■ **TASK PROMPT**:
Here is the task for the listing below: output exactly the lines from the one containing "Rebuild this chart as a web" through the one containing "const groups = ['vehicle', 'Hytalizen™'];", and leave out the pictures.

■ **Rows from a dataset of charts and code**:
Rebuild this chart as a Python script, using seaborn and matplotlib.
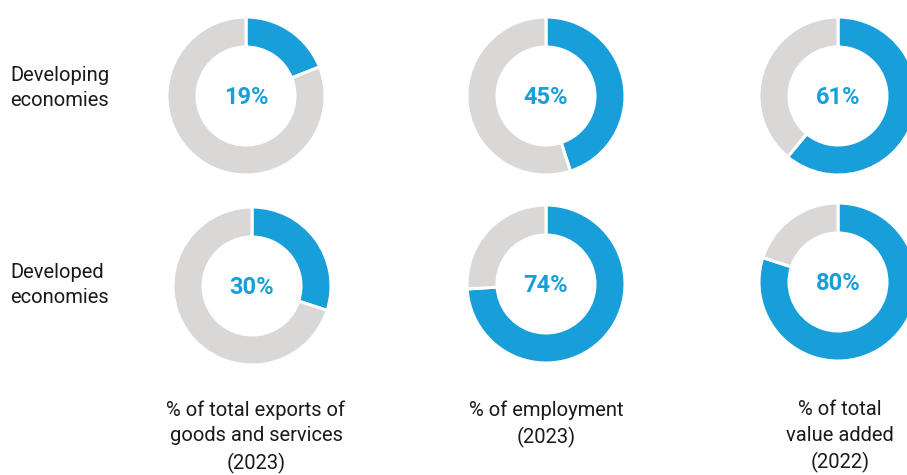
import matplotlib
matplotlib.use("Agg")
import matplotlib.pyplot as plt
import seaborn as sns

sns.set_theme(style="white")
plt.rcParams["font.family"] = ["Roboto", "DejaVu Sans"]

# --------------------------
# Data
# --------------------------
row_labels = ["Developing\neconomies", "Developed\neconomies"]
col_labels = ["% of total exports of\ngoods and services\n(2023)",
              "% of employment\n(2023)",
              "% of total\nvalue added\n(2022)"]
developing = [19, 45, 61]
developed = [30, 74, 80]
values = [developing, developed]

blue = "#189fd9"
grey = "#d9d8d7"

W, H = 907, 475
fig = plt.figure(figsize=(W / 100, H / 100), dpi=100)

# donut centres in pixels (x, y from top)
centres = [[(246, 96), (546, 96), (838, 96)],
           [(252, 286), (546, 284), (838, 282)]]
R = 79

for r in range(2):
    for c in range(3):
        cx, cy = centres[r][c]
        ax = fig.add_axes([(cx - R) / W, 1 - (cy + R) / H, 2 * R / W, 2 * R / H])
        v = values[r][c]
        ax.pie([v, 100 - v], colors=[blue, grey], startangle=90, counterclock=False,
               radius=1, wedgeprops=dict(width=0.38, edgecolor="white", linewidth=2.2))
        ax.set_xlim(-1.0, 1.0)
        ax.set_ylim(-1.0, 1.0)
        ax.set_aspect("equal")
        ax.text(0, -0.02, f"{v}%", ha="center", va="center", color=blue,
                fontsize=17, fontweight="bold")

for r, lab in enumerate(row_labels):
    y = [88, 285][r]
    fig.text(10 / W, 1 - y / H, lab, ha="left", va="center", fontsize=14.5,
             color="#1a1a1a", linespacing=1.45)

caption_x = [256, 546, 840]
for c, lab in enumerate(col_labels):
    fig.text(caption_x[c] / W, 1 - 400 / H, lab, ha="center", va="top", fontsize=14.5,
             color="#1a1a1a", linespacing=1.45)

fig.savefig("out.png", dpi=100, facecolor="white")
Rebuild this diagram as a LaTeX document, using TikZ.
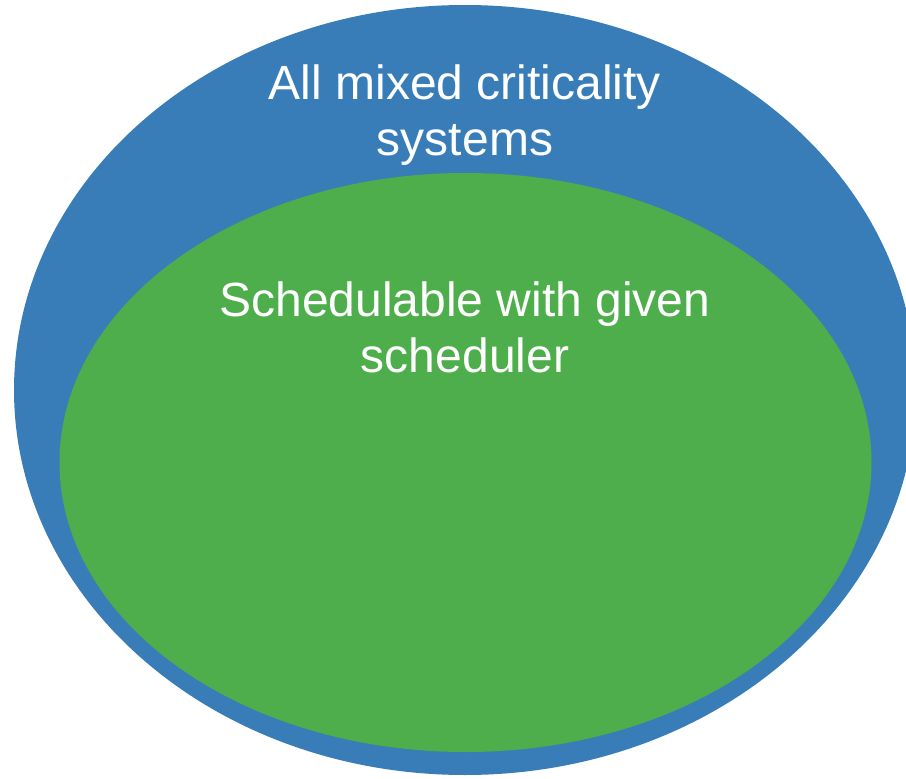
\documentclass[tikz,border=0pt]{standalone}
\usepackage{fontspec}
\setmainfont{Liberation Sans}
\definecolor{setblue}{HTML}{387DB8}
\definecolor{setgreen}{HTML}{4EAE4B}
\begin{document}
\begin{tikzpicture}[x=1pt,y=-1pt,
  setlabel/.style={text=white,align=center,anchor=base,inner sep=0pt,
    font=\fontsize{48}{56}\selectfont}]
\useasboundingbox (0,0) rectangle (906,779);
\clip (0,0) rectangle (906,779);
% outer set: all systems
\fill[setblue] (465,390) ellipse [x radius=451, y radius=385];
% inner set: schedulable ones
\fill[setgreen] (465.5,462.5) ellipse [x radius=406, y radius=289.5];
% labels, placed by the baseline of their last line
\node[setlabel] (all) at (465,155) {All mixed criticality\\systems};
\node[setlabel] (sched) at (465,372) {Schedulable with given\\scheduler};
\end{tikzpicture}
\end{document}
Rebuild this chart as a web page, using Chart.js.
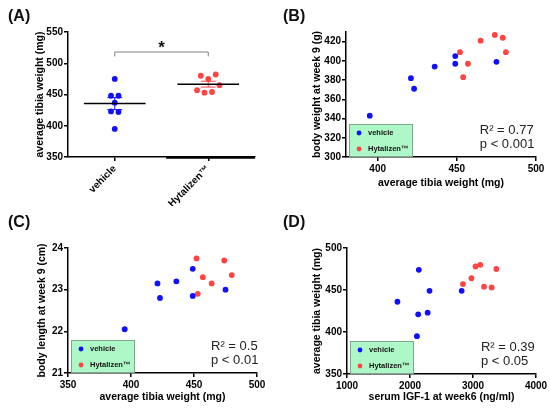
<!DOCTYPE html>
<html>
<head>
<meta charset="utf-8">
<script src="https://cdn.jsdelivr.net/npm/chart.js@4.4.1/dist/chart.umd.min.js"></script>
<style>
  html, body { margin: 0; padding: 0; background: #fff; }
  #wrap { position: relative; width: 550px; height: 413px; overflow: hidden; }
  canvas { position: absolute; }
  .tag { position: absolute; font: bold 16px 'Liberation Sans', Arial, sans-serif; color: #111; }
</style>
</head>
<body>
<div id="wrap">
  <canvas id="chartA" width="275" height="206" style="left:0;top:0"></canvas>
  <canvas id="chartB" width="275" height="206" style="left:275px;top:0"></canvas>
  <canvas id="chartC" width="275" height="207" style="left:0;top:206px"></canvas>
  <canvas id="chartD" width="275" height="207" style="left:275px;top:206px"></canvas>
  <div class="tag" style="left:8px;top:7px">(A)</div>
  <div class="tag" style="left:283px;top:7px">(B)</div>
  <div class="tag" style="left:8px;top:213px">(C)</div>
  <div class="tag" style="left:283px;top:213px">(D)</div>
</div>
<script>
// --- data ---
const groups = ['vehicle', 'Hytalizen™'];

// (A) average tibia weight per animal, with horizontal jitter (category units)
const tibiaVehicleA = [475, 448, 448, 437, 423, 422, 395];
const jitterVehicleA = [0, -0.04, 0.04, 0, -0.04, 0.04, 0];
const tibiaHytalizenA = [480, 475, 482, 457, 453, 454, 465];
const jitterHytalizenA = [-0.08, 0, 0.08, -0.12, -0.04, 0.04, 0.12];
const yTicksA = [350, 400, 450, 500, 550];
const bracketA = [518, 511];   // significance bracket: bar level, leg ends (mg)

// (B) tibia weight vs body weight
const tibiaVehicleB = [395, 421, 423, 436, 449, 449, 475];
const bodyWeightVehicleB = [343, 382, 371, 394, 405, 397, 399];
const tibiaHytalizenB = [452, 457, 454, 465, 474, 479, 481];
const bodyWeightHytalizenB = [409, 397, 383, 421, 427, 424, 409];
const xTicksB = [400, 450, 500];
const yTicksB = [300, 320, 340, 360, 380, 400, 420];
const statsB = ['R² = 0.77', 'p < 0.001'];

// (C) tibia weight vs body length
const tibiaVehicleC = [395, 421, 423, 436, 449, 449, 475];
const bodyLengthVehicleC = [22.05, 23.15, 22.8, 23.2, 23.5, 22.85, 23.0];
const tibiaHytalizenC = [452, 457, 453, 464, 474, 480];
const bodyLengthHytalizenC = [23.75, 23.3, 22.9, 23.15, 23.7, 23.35];
const xTicksC = [350, 400, 450, 500];
const yTicksC = [21, 22, 23, 24];
const statsC = ['R² = 0.5', 'p < 0.01'];

// (D) serum IGF-1 vs tibia weight
const igfVehicleD = [2140, 1800, 2310, 2130, 2280, 2110, 2820];
const tibiaVehicleD = [474, 436, 449, 421, 423, 395, 449];
const igfHytalizenD = [2840, 2975, 3040, 3115, 3175, 3295, 3370];
const tibiaHytalizenD = [457, 464, 478, 480, 454, 453, 475];
const xTicksD = [1000, 2000, 3000, 4000];
const yTicksD = [350, 400, 450, 500];
const statsD = ['R² = 0.39', 'p < 0.05'];

// --- styling ---
const FONT = "'Liberation Sans', Arial, sans-serif";
const BLUE = '#1010ff';
const RED = '#ff4444';
Chart.defaults.font.family = FONT;
Chart.defaults.color = '#000';

const pairs = (xs, ys) => xs.map((x, i) => ({ x, y: ys[i] }));

function axis(horizontal, min, max, tickList, size, titleText, titlePad, labelFn) {
  return {
    type: 'linear',
    min, max,
    border: { display: true, color: '#000', width: 1.5 },
    grid: { display: true, drawOnChartArea: false, drawTicks: true, tickLength: 4, color: '#000', lineWidth: 1.5 },
    ticks: {
      color: '#000',
      font: { size: 10, weight: 'bold' },
      padding: horizontal ? 2 : 1,
      minRotation: labelFn ? 45 : 0,
      maxRotation: labelFn ? 45 : 0,
      callback: labelFn || (v => String(v))
    },
    title: {
      display: !!titleText,
      text: titleText,
      color: '#000',
      font: { size: 10.5, weight: 'bold' },
      padding: horizontal ? { top: 0, bottom: titlePad } : { top: titlePad, bottom: 0 }
    },
    afterBuildTicks: s => { s.ticks = tickList.map(v => ({ value: v })); },
    afterFit: s => { if (horizontal) s.height = size; else s.width = size; }
  };
}

// green legend box in the lower-left corner of the plot
const boxLegend = {
  id: 'boxLegend',
  afterDraw(chart, args, opts) {
    if (!opts.show) return;
    const { ctx, chartArea: ca } = chart;
    const w = 64, h = 33;
    const x = ca.left + 3, y = ca.bottom - h;
    ctx.save();
    ctx.fillStyle = '#aef7c7';
    ctx.fillRect(x, y, w, h);
    ctx.setLineDash([1, 1]);
    ctx.strokeStyle = '#555';
    ctx.lineWidth = 1;
    ctx.strokeRect(x + 0.5, y + 0.5, w - 1, h - 1);
    ctx.setLineDash([]);
    ctx.font = 'bold 7.5px ' + FONT;
    ctx.textBaseline = 'middle';
    chart.data.datasets.forEach((ds, i) => {
      const cy = y + 9 + i * 16;
      ctx.fillStyle = ds.backgroundColor;
      ctx.beginPath();
      ctx.arc(x + 10, cy, 2.4, 0, Math.PI * 2);
      ctx.fill();
      ctx.fillStyle = '#111';
      ctx.fillText(ds.label, x + 19, cy);
    });
    ctx.restore();
  }
};

// R² / p text
const statsText = {
  id: 'statsText',
  afterDraw(chart, args, opts) {
    if (!opts.lines) return;
    const { ctx, chartArea: ca, scales: { x } } = chart;
    const left = x.getPixelForValue(opts.atX);
    ctx.save();
    ctx.font = '13px ' + FONT;
    ctx.fillStyle = '#222';
    ctx.textBaseline = 'middle';
    ctx.fillText(opts.lines[0], left, ca.bottom - 27);
    ctx.fillText(opts.lines[1], left, ca.bottom - 13);
    ctx.restore();
  }
};

// mean ± SEM and significance bracket for panel A
const meanSem = {
  id: 'meanSem',
  afterDatasetsDraw(chart, args, opts) {
    if (!opts.show) return;
    const { ctx, scales: { x, y } } = chart;
    const seg = (x1, y1, x2, y2) => { ctx.beginPath(); ctx.moveTo(x1, y1); ctx.lineTo(x2, y2); ctx.stroke(); };
    ctx.save();
    chart.data.datasets.forEach((ds, i) => {
      const vals = ds.data.map(p => p.y);
      const n = vals.length;
      const mean = vals.reduce((a, b) => a + b, 0) / n;
      const sd = Math.sqrt(vals.reduce((a, b) => a + (b - mean) ** 2, 0) / (n - 1));
      const sem = sd / Math.sqrt(n);
      const c = i + 1;
      ctx.strokeStyle = ds.backgroundColor;
      ctx.lineWidth = 1;
      const xc = x.getPixelForValue(c);
      seg(xc, y.getPixelForValue(mean - sem), xc, y.getPixelForValue(mean + sem));
      [mean - sem, mean + sem].forEach(v => seg(x.getPixelForValue(c - 0.08), y.getPixelForValue(v), x.getPixelForValue(c + 0.08), y.getPixelForValue(v)));
      ctx.strokeStyle = '#000';
      ctx.lineWidth = 1.5;
      const ym = y.getPixelForValue(mean);
      seg(x.getPixelForValue(c - 0.33), ym, x.getPixelForValue(c + 0.33), ym);
    });
    // bracket
    const yb = y.getPixelForValue(bracketA[0]);
    const yl = y.getPixelForValue(bracketA[1]);
    const x1 = x.getPixelForValue(1), x2 = x.getPixelForValue(2);
    ctx.strokeStyle = '#808080';
    ctx.lineWidth = 1;
    ctx.beginPath();
    ctx.moveTo(x1, yl); ctx.lineTo(x1, yb); ctx.lineTo(x2, yb); ctx.lineTo(x2, yl);
    ctx.stroke();
    ctx.fillStyle = '#111';
    ctx.font = 'bold 17px ' + FONT;
    ctx.textAlign = 'center';
    ctx.textBaseline = 'middle';
    ctx.fillText('*', (x1 + x2) / 2, yb - 4);
    // heavier baseline segment under the second group
    ctx.strokeStyle = '#000';
    ctx.lineWidth = 2.5;
    const y0 = y.getPixelForValue(350) + 0.5;
    seg(x.getPixelForValue(1.55), y0, x.getPixelForValue(2.5), y0);
    ctx.restore();
  }
};

Chart.register(boxLegend, statsText, meanSem);

function scatterSets(vx, vy, hx, hy) {
  const common = { pointRadius: 2.9, pointHoverRadius: 2.9, borderWidth: 0 };
  return [
    Object.assign({ label: groups[0], data: pairs(vx, vy), backgroundColor: BLUE, borderColor: BLUE }, common),
    Object.assign({ label: groups[1], data: pairs(hx, hy), backgroundColor: RED, borderColor: RED }, common)
  ];
}

function baseOptions(padding, x, y, plugins) {
  return {
    responsive: false,
    animation: false,
    layout: { padding },
    scales: { x, y },
    plugins: Object.assign({ legend: { display: false }, tooltip: { enabled: false } }, plugins)
  };
}

// (A)
new Chart(document.getElementById('chartA'), {
  type: 'scatter',
  data: {
    datasets: scatterSets(
      tibiaVehicleA.map((_, i) => 1 + jitterVehicleA[i]), tibiaVehicleA,
      tibiaHytalizenA.map((_, i) => 2 + jitterHytalizenA[i]), tibiaHytalizenA)
  },
  options: baseOptions(
    { top: 32, right: 20, left: 0, bottom: 0 },
    axis(true, 0.5, 2.5, [1, 2], 49, '', 0, v => groups[v - 1]),
    axis(false, 350, 550, yTicksA, 68, 'average tibia weight (mg)', 33.5),
    { meanSem: { show: true } }
  )
});

// (B)
new Chart(document.getElementById('chartB'), {
  type: 'scatter',
  data: { datasets: scatterSets(tibiaVehicleB, bodyWeightVehicleB, tibiaHytalizenB, bodyWeightHytalizenB) },
  options: baseOptions(
    { top: 32, right: 14, left: 0, bottom: 0 },
    axis(true, 380, 500, xTicksB, 49, 'average tibia weight (mg)', 17),
    axis(false, 300, 430, yTicksB, 71, 'body weight at week 9 (g)', 36),
    { boxLegend: { show: true }, statsText: { lines: statsB, atX: 464.5 } }
  )
});

// (C)
new Chart(document.getElementById('chartC'), {
  type: 'scatter',
  data: { datasets: scatterSets(tibiaVehicleC, bodyLengthVehicleC, tibiaHytalizenC, bodyLengthHytalizenC) },
  options: baseOptions(
    { top: 42, right: 18, left: 0, bottom: 0 },
    axis(true, 350, 500, xTicksC, 40, 'average tibia weight (mg)', 10),
    axis(false, 21, 24, yTicksC, 68, 'body length at week 9 (cm)', 36),
    { boxLegend: { show: true }, statsText: { lines: statsC, atX: 463.5 } }
  )
});

// (D)
new Chart(document.getElementById('chartD'), {
  type: 'scatter',
  data: { datasets: scatterSets(igfVehicleD, tibiaVehicleD, igfHytalizenD, tibiaHytalizenD) },
  options: baseOptions(
    { top: 42, right: 14, left: 0, bottom: 0 },
    axis(true, 1000, 4000, xTicksD, 39, 'serum IGF-1 at week6 (ng/ml)', 10),
    axis(false, 350, 500, yTicksD, 72, 'average tibia weight (mg)', 36),
    { boxLegend: { show: true }, statsText: { lines: statsD, atX: 3125 } }
  )
});
</script>
</body>
</html>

■ **WRITTEN SOLUTION**:
Rebuild this chart as a web page, using Chart.js.
<!DOCTYPE html>
<html>
<head>
<meta charset="utf-8">
<script src="https://cdn.jsdelivr.net/npm/chart.js@4.4.1/dist/chart.umd.min.js"></script>
<style>
  html, body { margin: 0; padding: 0; background: #fff; }
  #wrap { position: relative; width: 550px; height: 413px; overflow: hidden; }
  canvas { position: absolute; }
  .tag { position: absolute; font: bold 16px 'Liberation Sans', Arial, sans-serif; color: #111; }
</style>
</head>
<body>
<div id="wrap">
  <canvas id="chartA" width="275" height="206" style="left:0;top:0"></canvas>
  <canvas id="chartB" width="275" height="206" style="left:275px;top:0"></canvas>
  <canvas id="chartC" width="275" height="207" style="left:0;top:206px"></canvas>
  <canvas id="chartD" width="275" height="207" style="left:275px;top:206px"></canvas>
  <div class="tag" style="left:8px;top:7px">(A)</div>
  <div class="tag" style="left:283px;top:7px">(B)</div>
  <div class="tag" style="left:8px;top:213px">(C)</div>
  <div class="tag" style="left:283px;top:213px">(D)</div>
</div>
<script>
// --- data ---
const groups = ['vehicle', 'Hytalizen™'];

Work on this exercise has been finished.